I think that’s a very good analogy, and possibly could simulate the condition of love, so long as there were many (say, thousands or millions) of instances of free moral agent objects. These objects could be given a set of rules such that it is possible for each individual object to determine what is valuable and what is not. A “valuable” flag might be some number in a range of numbers — say, the very familiar 1-10. A “worthless” flag might be set to null. (But not zero. Zero would indicate that there is a value, but a low one; and we have established evil as a state of aesthetic emptiness.)

Love, then, is the main program itself — something like the Microsoft “main()” subroutine from hell in Windows 98 and 3.X. It would provide the functions necessary for free moral agents to connect with one another. All null settings become ignored, perhaps even reinitialized. And objects that value goodness above all else (say, at a level 10) will merge into one another and become objects of great “power” — even merging into the main sub routine. The main subroutine does itself have a value flag for goodness set at 10 (with simulated freedom of choice). Objects that value other things might themselves also merge, and even eventually separate themselves from the main program. They cannot overpower the main subroutine because if it senses obstruction of goodness, it can return low values or even null values.

But yes, I would say your analogy is an interesting one. A tweak here and a tweak there of what both I said and what you said would make a nice God Sims program. But, alas, it would be, after all, only pseudo-random asssignments of what to value and how much. But all in all, I’d say your train of thought is well thought out. Well done.

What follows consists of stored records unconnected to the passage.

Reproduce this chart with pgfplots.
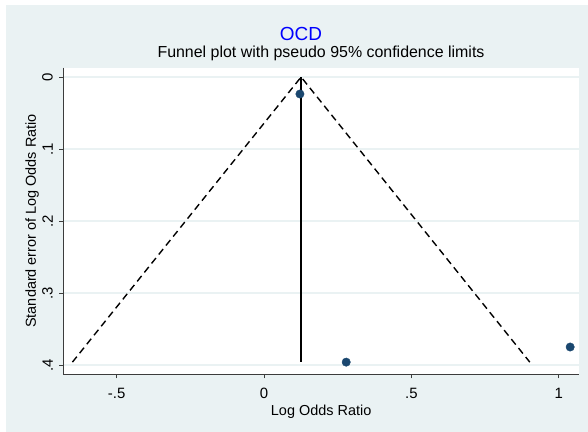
\documentclass[border=0pt]{standalone}
\usepackage{pgfplots}
\pgfplotsset{compat=1.18}
\usepackage{fontspec}
\setmainfont{Liberation Sans}
\definecolor{graphbg}{RGB}{234,242,243}
\definecolor{navy}{RGB}{26,71,111}
\definecolor{axisgray}{RGB}{60,60,60}

\begin{document}
\begin{tikzpicture}
% graph region
\fill[white] (0bp,0bp) rectangle (588bp,432bp);
\fill[graphbg] (6bp,0bp) rectangle (588bp,427bp);
\path[use as bounding box] (0bp,0bp) rectangle (588bp,432bp);
\begin{axis}[
  at={(63.3bp,57.7bp)}, anchor=south west,
  scale only axis, width=515.7bp, height=306.8bp,
  xmin=-0.681, xmax=1.069,
  y dir=reverse, ymin=-0.0132, ymax=0.4129,
  axis background/.style={fill=white},
  axis x line*=bottom, axis y line*=left,
  axis line style={axisgray, line width=0.8bp, -},
  xtick={-0.5,0,0.5,1}, xticklabels={-.5,0,.5,1},
  ytick={0,0.1,0.2,0.3,0.4}, yticklabels={0,.1,.2,.3,.4},
  tick align=outside, major tick length=4bp,
  tick style={axisgray, line width=0.8bp},
  ymajorgrids, grid style={graphbg, line width=1.2bp},
  ticklabel style={font=\fontsize{15}{17}\selectfont},
  yticklabel style={rotate=90, anchor=south},
  yticklabel shift=3bp,
  xticklabel shift=6bp,
  xlabel={Log Odds Ratio}, ylabel={Standard error of Log Odds Ratio},
  label style={font=\fontsize{14.5}{16}\selectfont},
  ylabel style={at={(axis description cs:-0.0605,0.5)}, anchor=center},
  clip=false,
]
% pseudo 95% confidence limits
\addplot[black, line width=1.4bp, dash pattern=on 7bp off 4.5bp]
  coordinates {(-0.650,0.396) (0.126,0) (0.902,0.396)};
% pooled estimate
\addplot[black, line width=1.4bp] coordinates {(0.126,0) (0.126,0.396)};
% studies
\addplot[only marks, mark=*, mark size=4.2bp, mark options={fill=navy, draw=navy}]
  coordinates {(0.122,0.0236) (0.279,0.396) (1.039,0.375)};
\end{axis}
\node[font=\fontsize{19}{22}\selectfont, text=blue, anchor=center] at (301bp,398.3bp) {OCD};
\node[font=\fontsize{16}{18}\selectfont, anchor=base] at (321bp,374.5bp) {Funnel plot with pseudo 95\% confidence limits};
\end{tikzpicture}
\end{document}
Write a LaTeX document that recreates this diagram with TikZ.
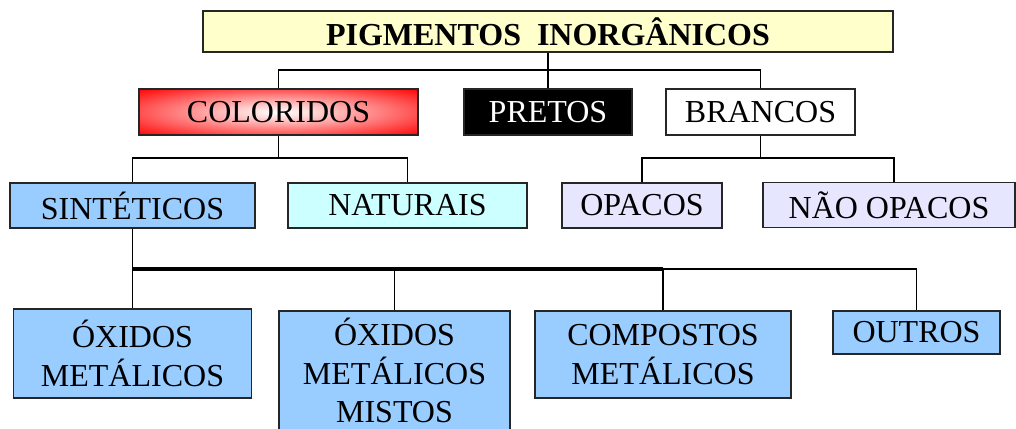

The merging of the objects that value goodness above all else (as opposed to, say, material wealth or fame) pretty much echoes the message from John the Beloved in 1 John 4:12 and 4:16:

No one has ever seen God; but if we love one another, God lives in us and his love is made complete in us. … And so we know and rely on the love God has for us. God is love. Whoever lives in love lives in God, and God in him.And thus, the objects that value goodness merge (or grow).

(By the way, that is the second time John the Beloved has said that God is love.)